No one lives without memories. Memory is a key not only to the past, but also to the future, to new beginnings. Even memories of forbidden dreams help one build character. Memory helps us learn lessons of how to struggle, and in turn, begin a new life with a fresh soul. I believe we can close our eyes to reality, but not to memories.
Inside myself I feel like an old woman watching my young outer self; I cannot believe this lovely girl of 23 years thinks like this. I am so surprised about myself, and every time I look into my memory I think, “this is not the girl I used to know.” So many things that were important to me are gone from my life; all I can do now is to fight to stay alive. The only thing I have is my faith and a lovely smile on a pretty face.
I flash back on some of the events that took place last year, 2014, during the last war against the Gaza Strip.
A special birthday
July 14 is my birthday, and last year I turned 22. It’s a nice feeling to expand your horizons by a year, with your dreams and ambitions growing with you. One of the dreams I have had since childhood is to be a bright star in the sky, to raise the voice of truth, to be the voice of poor people, the voice of my beloved country Palestine. For 22 years I have seen my people suffering from injustice.
I was planning to celebrate my birthday because I thought it would be a special time, especially after just graduating from university. I had finished one stage of my life and was preparing for a new one. I had gotten a scholarship after three years of trying, a chance to travel to the United States to learn how to conduct scientific research. I worked so hard to acquire this scholarship. When I won it, I was ecstatic, not only because of the chance for advanced study, but also because, for the first time, I was going to see the outside world.
I was so happy..!
I was at the peak of my happiness, feeling proud that I achieved a goal. I believe that I can achieve my dreams, a conviction I learned from Martin Luther King Jr., Mahatma Gandhi, my father and many other great people who have played a role in shaping my character. With increasing joy, I knew my birthday in 2015 would be in the United Stats. I knew I would get to see my brother, Yosef, who I have not seen for more than 10 years because of the situation in the Gaza Strip. When put my head on my pillow and closed my eyes, I dreamed of how fantastic it would be.

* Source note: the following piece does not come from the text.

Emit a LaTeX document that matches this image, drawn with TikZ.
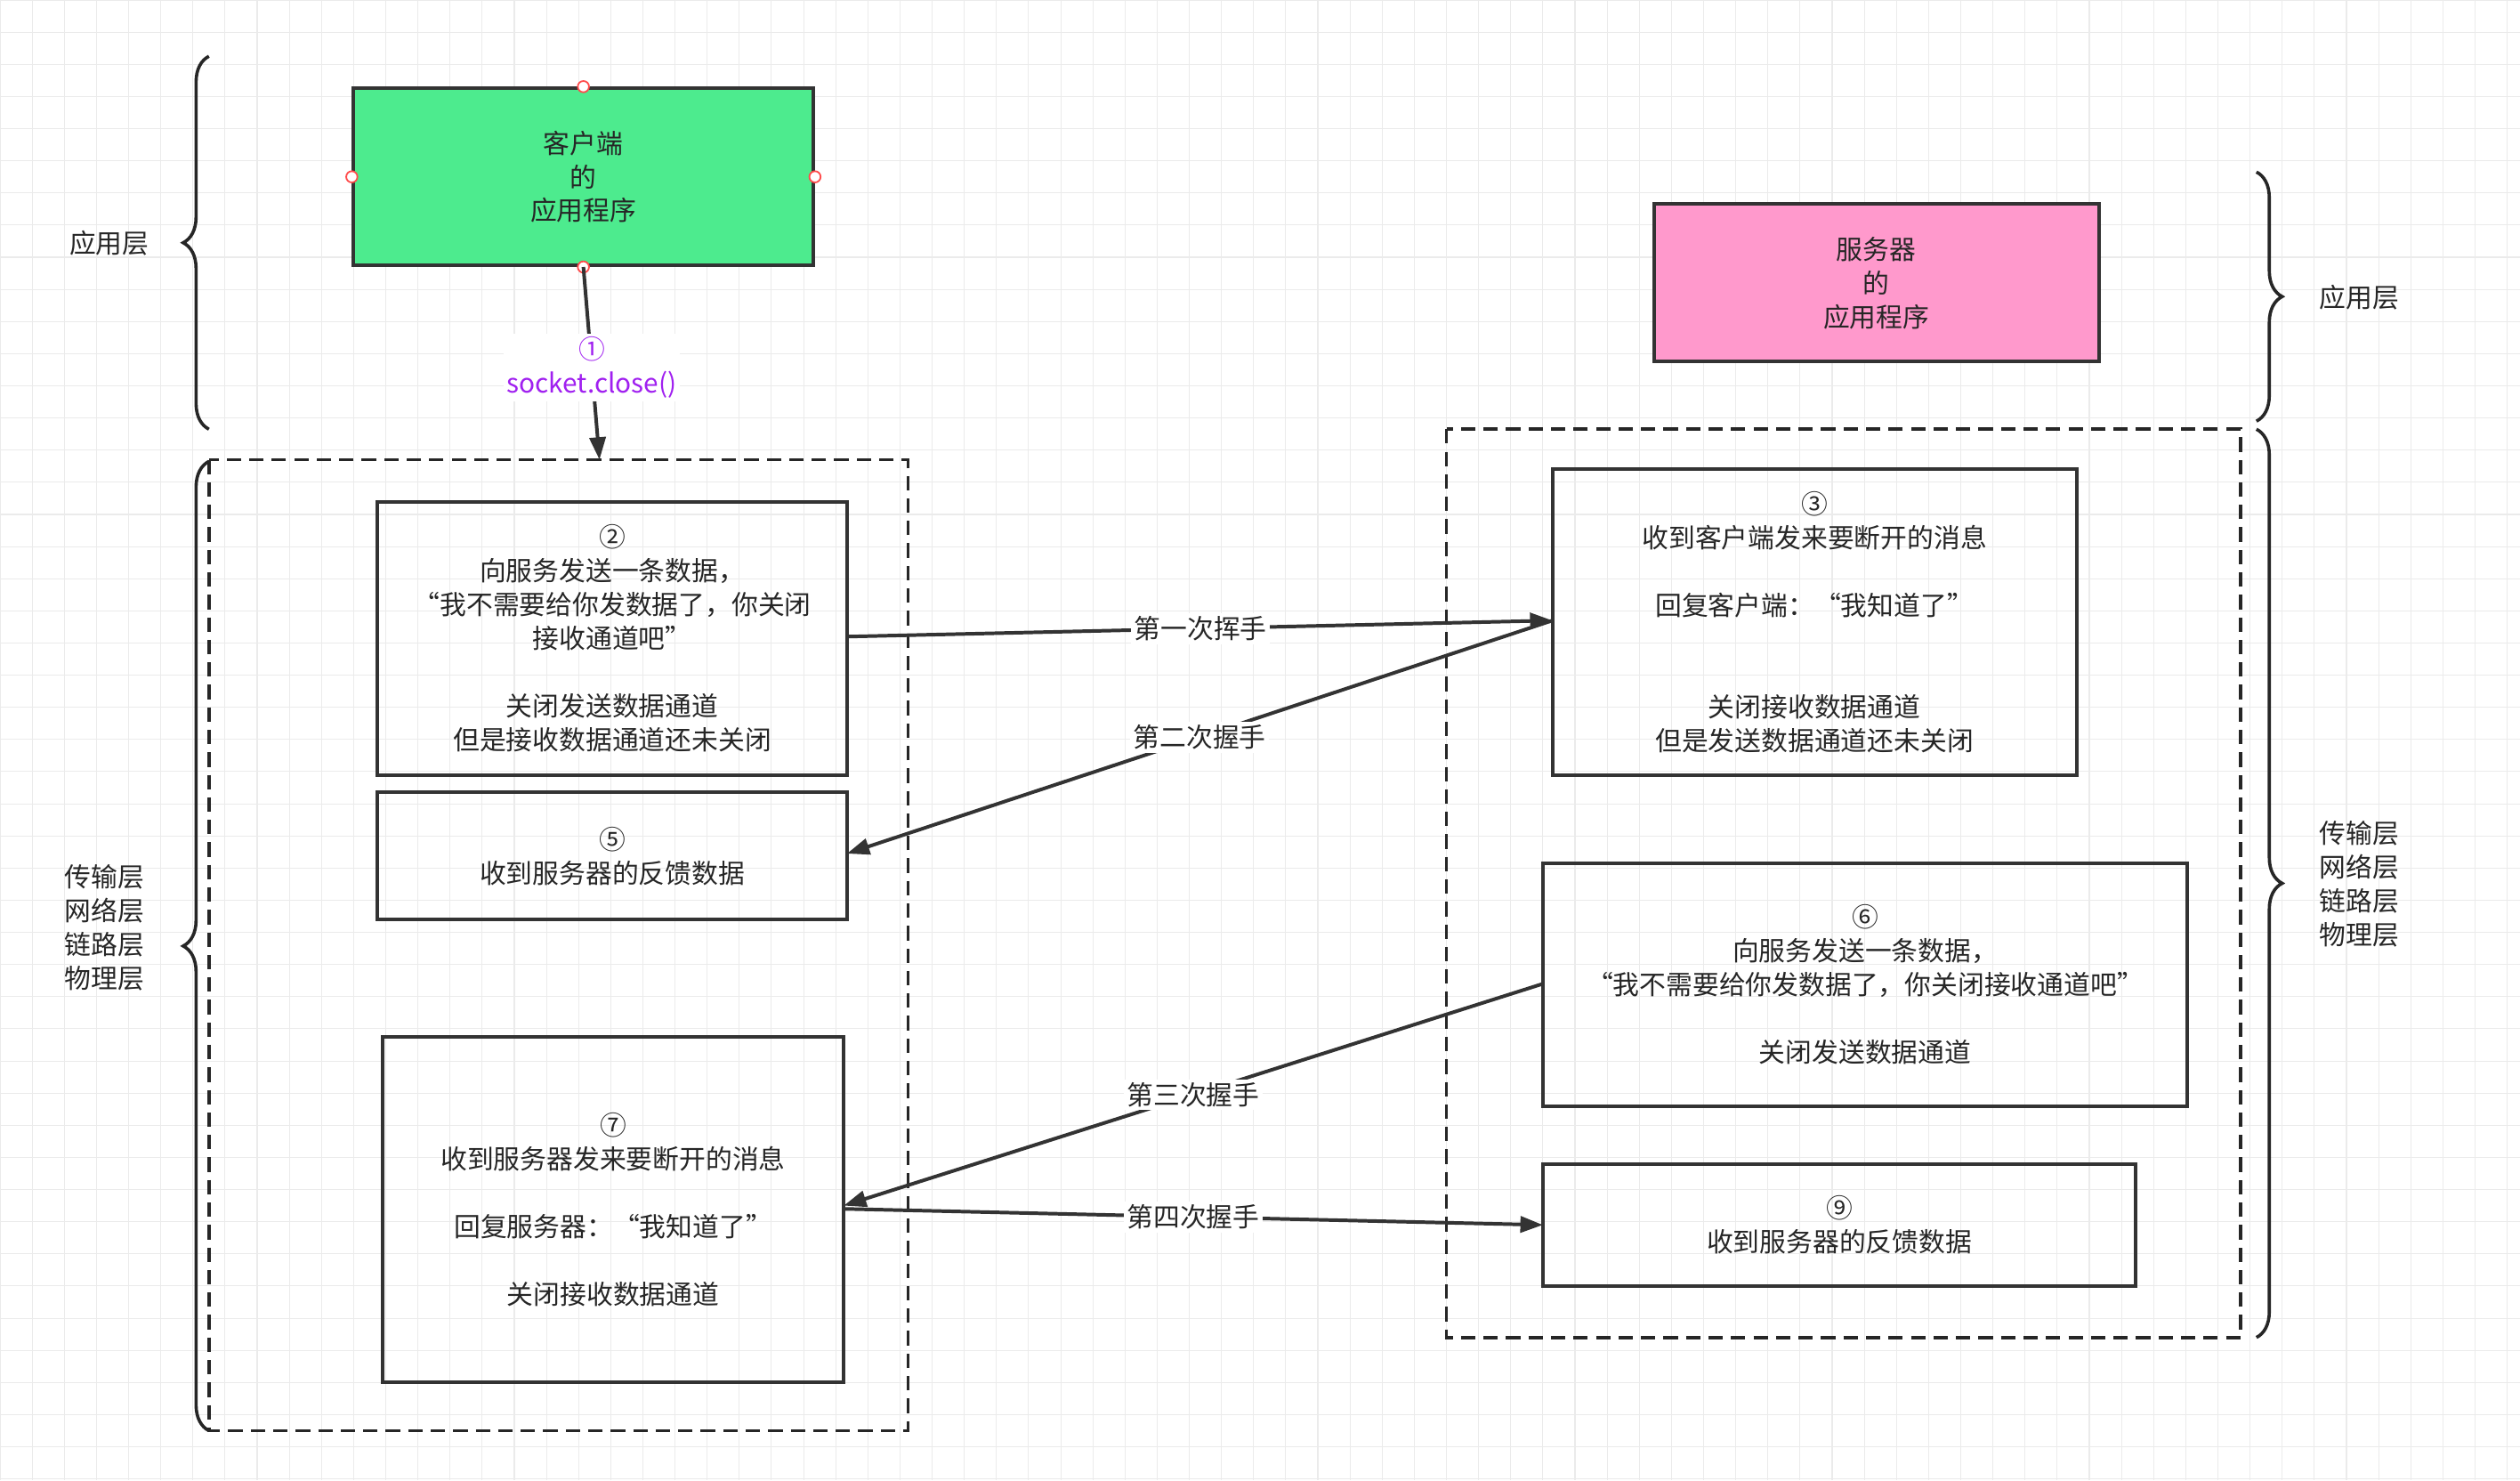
\documentclass[tikz,border=0pt]{standalone}
\usepackage{fontspec}
\setmainfont{Noto Sans CJK SC}
\usetikzlibrary{arrows.meta,decorations.pathreplacing}
\definecolor{gr}{HTML}{4DEB8E}
\definecolor{pk}{HTML}{FF99CC}
\definecolor{pu}{HTML}{A020F0}
\begin{document}
\begin{tikzpicture}[x=1pt,y=-1pt,
 every node/.style={font=\fontsize{16.5}{21}\selectfont,align=center,text=black!85},
 box/.style={draw=black!80,line width=2.2pt},
 dbox/.style={draw=black!85,line width=2pt,dash pattern=on 9pt off 5pt},
 arr/.style={draw=black!80,line width=2.2pt,-{Triangle[length=14pt,width=10pt]}},
 lab/.style={fill=white,inner sep=2pt},
 br/.style={draw=black!85,line width=2pt,decorate,decoration={brace,amplitude=16pt}},
 dot/.style={circle,draw=red!70,fill=white,line width=1pt,minimum size=7pt,inner sep=0pt}]
\useasboundingbox (0,0) rectangle (1568,921);
\fill[white] (0,0) rectangle (1568,921);
\foreach \i in {0,20,...,1560} \draw[black!8,line width=0.6pt] (\i,0) -- (\i,921);
\foreach \i in {0,20,...,920} \draw[black!8,line width=0.6pt] (0,\i) -- (1568,\i);
% braces
\draw[br] (130,267) -- (130,35); \node at (68,151) {应用层};
\draw[br] (130,890) -- (130,287); \node at (65,577) {传输层\\网络层\\链路层\\物理层};
\draw[br] (1404,107) -- (1404,262); \node at (1468,185) {应用层};
\draw[br] (1404,267) -- (1404,832); \node at (1468,550) {传输层\\网络层\\链路层\\物理层};
% dashed
\draw[dbox] (130,286) rectangle (565,890);
\draw[dbox] (900,267) rectangle (1394,832);
\coordinate (L) at (373,286);
% apps
\node[box,fill=gr,minimum width=286pt,minimum height=110pt] (cli) at (363,110) {客户端\\的\\应用程序};
\foreach \a in {north,south,east,west} \node[dot] at (cli.\a) {};
\node[box,fill=pk,minimum width=277pt,minimum height=98pt] (srv) at (1167.5,176) {服务器\\的\\应用程序};
% boxes
\node[box,minimum width=292pt,minimum height=170pt] (b2) at (381,397) {②\\向服务发送一条数据，\\“我不需要给你发数据了，你关闭\\接收通道吧”\\[21pt]关闭发送数据通道\\但是接收数据通道还未关闭};
\node[box,minimum width=292pt,minimum height=79pt] (b5) at (381,532.5) {⑤\\收到服务器的反馈数据};
\node[box,minimum width=287pt,minimum height=215pt] (b7) at (381.5,752.5) {⑦\\收到服务器发来要断开的消息\\[21pt]回复服务器：“我知道了”\\[21pt]关闭接收数据通道};
\node[box,minimum width=326pt,minimum height=190pt] (b3) at (1129,387) {③\\收到客户端发来要断开的消息\\[21pt]回复客户端：“我知道了”\\[42pt]关闭接收数据通道\\但是发送数据通道还未关闭};
\node[box,minimum width=401pt,minimum height=151pt] (b6) at (1160.5,612.5) {⑥\\向服务发送一条数据，\\“我不需要给你发数据了，你关闭接收通道吧”\\[21pt]关闭发送数据通道};
\node[box,minimum width=369pt,minimum height=76pt] (b9) at (1144.5,762) {⑨\\收到服务器的反馈数据};
% arrows
\draw[arr] (cli.south) -- node[lab,text=pu,pos=0.52]{①\\socket.close()} (L);
\draw[arr] (b2.east |- 0,396) -- node[lab]{第一次挥手} (966,386);
\draw[arr] (966,386) -- node[lab]{第二次握手} (527,531);
\draw[arr] (960,612) -- node[lab]{第三次握手} (525,750);
\draw[arr] (525,752) -- node[lab]{第四次握手} (960,762);
\end{tikzpicture}
\end{document}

I started planning, moment by moment, how I would spend the time with my brother. And suddenly something stopped me: “Oh! One moment, Maisoon. Do not forget you are in Gaza!” Perhaps it is the cost of living in Gaza, to know there is a barrier between a dream and reality. But it didn’t stop me. I continued to prepare.
I chose a title for my research: "Peace Journalism," about the role of journalism in exposing the truth. The purpose would be to shine a light on how the Western media don’t accurately portray the reality of the Palestinian people.
The first step in my journey was to go to Jerusalem for my visa interview. Jerusalem: an elusive destination, a home that lives in my heart, that I was always dreaming to visit! Just the thought of fulfilling that dream made my eyes fill with tears and my heart to beat fast.
Then, there was a shock! Israel denied me a permit to go to Jerusalem for my visa interview without a good reason. I tried all avenues, but to no avail. Soon after, the Israeli assault on Gaza began, crushing my dream, and my soul.
I lost my joy and happiness. My birthday still came, but with horrifying pictures of children killed and their homes destroyed. It was made “special” by the sound of bombing everywhere and electricity and water shortages. It was made special by a younger sister who said, “please let us die together!”
Now, it is a year later, and this memory has joined all the others inside me. I am more mature, more aware, wiser and stronger as a result. But I won’t stop dreaming about getting what I want, what I lost. As Carl Sandburg wrote, “Nothing happens unless first we dream."